Direction.
Reproduce the material in full, unchanged.

Dataset excerpt.

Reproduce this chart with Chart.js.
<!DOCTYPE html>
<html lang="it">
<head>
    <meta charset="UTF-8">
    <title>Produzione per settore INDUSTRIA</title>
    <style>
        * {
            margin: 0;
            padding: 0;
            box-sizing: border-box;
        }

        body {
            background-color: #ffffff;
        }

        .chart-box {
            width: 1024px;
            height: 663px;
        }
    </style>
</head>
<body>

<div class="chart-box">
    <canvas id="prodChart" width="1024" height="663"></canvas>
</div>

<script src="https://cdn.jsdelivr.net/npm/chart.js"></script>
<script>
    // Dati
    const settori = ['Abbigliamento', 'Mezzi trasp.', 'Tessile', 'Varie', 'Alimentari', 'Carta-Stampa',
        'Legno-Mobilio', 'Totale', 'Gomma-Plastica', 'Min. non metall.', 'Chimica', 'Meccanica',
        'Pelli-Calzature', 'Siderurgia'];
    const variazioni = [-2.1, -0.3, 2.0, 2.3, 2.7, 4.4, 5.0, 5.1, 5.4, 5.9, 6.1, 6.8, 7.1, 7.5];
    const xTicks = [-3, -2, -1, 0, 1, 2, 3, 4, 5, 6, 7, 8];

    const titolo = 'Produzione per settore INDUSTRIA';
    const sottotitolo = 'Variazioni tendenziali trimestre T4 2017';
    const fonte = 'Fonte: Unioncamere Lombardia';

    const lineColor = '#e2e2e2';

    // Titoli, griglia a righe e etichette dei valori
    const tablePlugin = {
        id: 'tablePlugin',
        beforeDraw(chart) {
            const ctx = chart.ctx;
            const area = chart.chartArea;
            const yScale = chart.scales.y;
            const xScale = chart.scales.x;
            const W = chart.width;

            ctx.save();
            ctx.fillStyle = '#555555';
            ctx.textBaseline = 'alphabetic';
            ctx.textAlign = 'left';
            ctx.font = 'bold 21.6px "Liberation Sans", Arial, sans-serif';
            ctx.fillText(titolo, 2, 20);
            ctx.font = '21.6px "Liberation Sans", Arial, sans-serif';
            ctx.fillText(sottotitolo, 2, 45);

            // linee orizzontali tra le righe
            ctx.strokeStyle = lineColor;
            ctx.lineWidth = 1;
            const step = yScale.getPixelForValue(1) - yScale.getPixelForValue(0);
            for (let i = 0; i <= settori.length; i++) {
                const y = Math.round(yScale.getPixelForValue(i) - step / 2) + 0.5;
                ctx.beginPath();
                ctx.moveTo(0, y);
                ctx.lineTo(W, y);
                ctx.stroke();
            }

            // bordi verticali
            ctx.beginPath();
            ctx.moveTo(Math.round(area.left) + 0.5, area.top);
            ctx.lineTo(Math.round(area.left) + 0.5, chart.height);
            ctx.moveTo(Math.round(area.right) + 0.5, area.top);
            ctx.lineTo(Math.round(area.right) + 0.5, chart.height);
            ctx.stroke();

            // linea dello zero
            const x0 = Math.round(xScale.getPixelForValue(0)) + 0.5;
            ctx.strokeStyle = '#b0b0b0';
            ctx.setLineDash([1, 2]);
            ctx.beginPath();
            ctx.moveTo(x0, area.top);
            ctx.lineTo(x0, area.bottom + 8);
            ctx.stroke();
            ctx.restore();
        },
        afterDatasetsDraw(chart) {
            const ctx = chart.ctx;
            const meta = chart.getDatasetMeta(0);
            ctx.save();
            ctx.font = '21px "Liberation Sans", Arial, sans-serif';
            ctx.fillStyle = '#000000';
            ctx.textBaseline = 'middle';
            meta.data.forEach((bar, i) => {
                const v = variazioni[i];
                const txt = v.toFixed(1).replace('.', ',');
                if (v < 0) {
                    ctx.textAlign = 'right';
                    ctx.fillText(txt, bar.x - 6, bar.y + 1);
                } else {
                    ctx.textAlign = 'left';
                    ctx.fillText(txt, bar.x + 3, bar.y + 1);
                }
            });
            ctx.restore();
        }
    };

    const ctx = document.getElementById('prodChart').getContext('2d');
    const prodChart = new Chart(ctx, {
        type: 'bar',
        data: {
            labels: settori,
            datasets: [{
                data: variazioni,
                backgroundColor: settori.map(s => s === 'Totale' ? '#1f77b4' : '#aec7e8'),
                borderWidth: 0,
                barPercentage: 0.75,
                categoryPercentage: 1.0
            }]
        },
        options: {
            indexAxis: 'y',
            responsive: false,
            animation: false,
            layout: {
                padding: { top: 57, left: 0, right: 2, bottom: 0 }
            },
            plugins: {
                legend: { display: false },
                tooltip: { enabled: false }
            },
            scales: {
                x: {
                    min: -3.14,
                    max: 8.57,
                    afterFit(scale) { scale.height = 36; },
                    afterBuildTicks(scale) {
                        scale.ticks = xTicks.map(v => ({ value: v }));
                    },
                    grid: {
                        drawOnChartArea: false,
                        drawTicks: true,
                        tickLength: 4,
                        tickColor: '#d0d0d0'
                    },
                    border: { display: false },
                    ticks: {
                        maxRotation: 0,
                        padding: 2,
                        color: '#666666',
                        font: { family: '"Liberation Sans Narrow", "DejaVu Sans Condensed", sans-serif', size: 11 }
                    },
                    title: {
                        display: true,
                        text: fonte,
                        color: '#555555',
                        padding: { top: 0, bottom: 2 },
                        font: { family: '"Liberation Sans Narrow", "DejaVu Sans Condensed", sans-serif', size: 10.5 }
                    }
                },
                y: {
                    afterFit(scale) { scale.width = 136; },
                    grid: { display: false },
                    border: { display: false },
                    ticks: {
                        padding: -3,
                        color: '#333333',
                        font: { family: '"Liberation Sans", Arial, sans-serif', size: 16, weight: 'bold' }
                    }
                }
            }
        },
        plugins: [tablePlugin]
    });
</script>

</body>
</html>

Result for this task.
Reproduce this chart with Chart.js.
<!DOCTYPE html>
<html lang="it">
<head>
    <meta charset="UTF-8">
    <title>Produzione per settore INDUSTRIA</title>
    <style>
        * {
            margin: 0;
            padding: 0;
            box-sizing: border-box;
        }

        body {
            background-color: #ffffff;
        }

        .chart-box {
            width: 1024px;
            height: 663px;
        }
    </style>
</head>
<body>

<div class="chart-box">
    <canvas id="prodChart" width="1024" height="663"></canvas>
</div>

<script src="https://cdn.jsdelivr.net/npm/chart.js"></script>
<script>
    // Dati
    const settori = ['Abbigliamento', 'Mezzi trasp.', 'Tessile', 'Varie', 'Alimentari', 'Carta-Stampa',
        'Legno-Mobilio', 'Totale', 'Gomma-Plastica', 'Min. non metall.', 'Chimica', 'Meccanica',
        'Pelli-Calzature', 'Siderurgia'];
    const variazioni = [-2.1, -0.3, 2.0, 2.3, 2.7, 4.4, 5.0, 5.1, 5.4, 5.9, 6.1, 6.8, 7.1, 7.5];
    const xTicks = [-3, -2, -1, 0, 1, 2, 3, 4, 5, 6, 7, 8];

    const titolo = 'Produzione per settore INDUSTRIA';
    const sottotitolo = 'Variazioni tendenziali trimestre T4 2017';
    const fonte = 'Fonte: Unioncamere Lombardia';

    const lineColor = '#e2e2e2';

    // Titoli, griglia a righe e etichette dei valori
    const tablePlugin = {
        id: 'tablePlugin',
        beforeDraw(chart) {
            const ctx = chart.ctx;
            const area = chart.chartArea;
            const yScale = chart.scales.y;
            const xScale = chart.scales.x;
            const W = chart.width;

            ctx.save();
            ctx.fillStyle = '#555555';
            ctx.textBaseline = 'alphabetic';
            ctx.textAlign = 'left';
            ctx.font = 'bold 21.6px "Liberation Sans", Arial, sans-serif';
            ctx.fillText(titolo, 2, 20);
            ctx.font = '21.6px "Liberation Sans", Arial, sans-serif';
            ctx.fillText(sottotitolo, 2, 45);

            // linee orizzontali tra le righe
            ctx.strokeStyle = lineColor;
            ctx.lineWidth = 1;
            const step = yScale.getPixelForValue(1) - yScale.getPixelForValue(0);
            for (let i = 0; i <= settori.length; i++) {
                const y = Math.round(yScale.getPixelForValue(i) - step / 2) + 0.5;
                ctx.beginPath();
                ctx.moveTo(0, y);
                ctx.lineTo(W, y);
                ctx.stroke();
            }

            // bordi verticali
            ctx.beginPath();
            ctx.moveTo(Math.round(area.left) + 0.5, area.top);
            ctx.lineTo(Math.round(area.left) + 0.5, chart.height);
            ctx.moveTo(Math.round(area.right) + 0.5, area.top);
            ctx.lineTo(Math.round(area.right) + 0.5, chart.height);
            ctx.stroke();

            // linea dello zero
            const x0 = Math.round(xScale.getPixelForValue(0)) + 0.5;
            ctx.strokeStyle = '#b0b0b0';
            ctx.setLineDash([1, 2]);
            ctx.beginPath();
            ctx.moveTo(x0, area.top);
            ctx.lineTo(x0, area.bottom + 8);
            ctx.stroke();
            ctx.restore();
        },
        afterDatasetsDraw(chart) {
            const ctx = chart.ctx;
            const meta = chart.getDatasetMeta(0);
            ctx.save();
            ctx.font = '21px "Liberation Sans", Arial, sans-serif';
            ctx.fillStyle = '#000000';
            ctx.textBaseline = 'middle';
            meta.data.forEach((bar, i) => {
                const v = variazioni[i];
                const txt = v.toFixed(1).replace('.', ',');
                if (v < 0) {
                    ctx.textAlign = 'right';
                    ctx.fillText(txt, bar.x - 6, bar.y + 1);
                } else {
                    ctx.textAlign = 'left';
                    ctx.fillText(txt, bar.x + 3, bar.y + 1);
                }
            });
            ctx.restore();
        }
    };

    const ctx = document.getElementById('prodChart').getContext('2d');
    const prodChart = new Chart(ctx, {
        type: 'bar',
        data: {
            labels: settori,
            datasets: [{
                data: variazioni,
                backgroundColor: settori.map(s => s === 'Totale' ? '#1f77b4' : '#aec7e8'),
                borderWidth: 0,
                barPercentage: 0.75,
                categoryPercentage: 1.0
            }]
        },
        options: {
            indexAxis: 'y',
            responsive: false,
            animation: false,
            layout: {
                padding: { top: 57, left: 0, right: 2, bottom: 0 }
            },
            plugins: {
                legend: { display: false },
                tooltip: { enabled: false }
            },
            scales: {
                x: {
                    min: -3.14,
                    max: 8.57,
                    afterFit(scale) { scale.height = 36; },
                    afterBuildTicks(scale) {
                        scale.ticks = xTicks.map(v => ({ value: v }));
                    },
                    grid: {
                        drawOnChartArea: false,
                        drawTicks: true,
                        tickLength: 4,
                        tickColor: '#d0d0d0'
                    },
                    border: { display: false },
                    ticks: {
                        maxRotation: 0,
                        padding: 2,
                        color: '#666666',
                        font: { family: '"Liberation Sans Narrow", "DejaVu Sans Condensed", sans-serif', size: 11 }
                    },
                    title: {
                        display: true,
                        text: fonte,
                        color: '#555555',
                        padding: { top: 0, bottom: 2 },
                        font: { family: '"Liberation Sans Narrow", "DejaVu Sans Condensed", sans-serif', size: 10.5 }
                    }
                },
                y: {
                    afterFit(scale) { scale.width = 136; },
                    grid: { display: false },
                    border: { display: false },
                    ticks: {
                        padding: -3,
                        color: '#333333',
                        font: { family: '"Liberation Sans", Arial, sans-serif', size: 16, weight: 'bold' }
                    }
                }
            }
        },
        plugins: [tablePlugin]
    });
</script>

</body>
</html>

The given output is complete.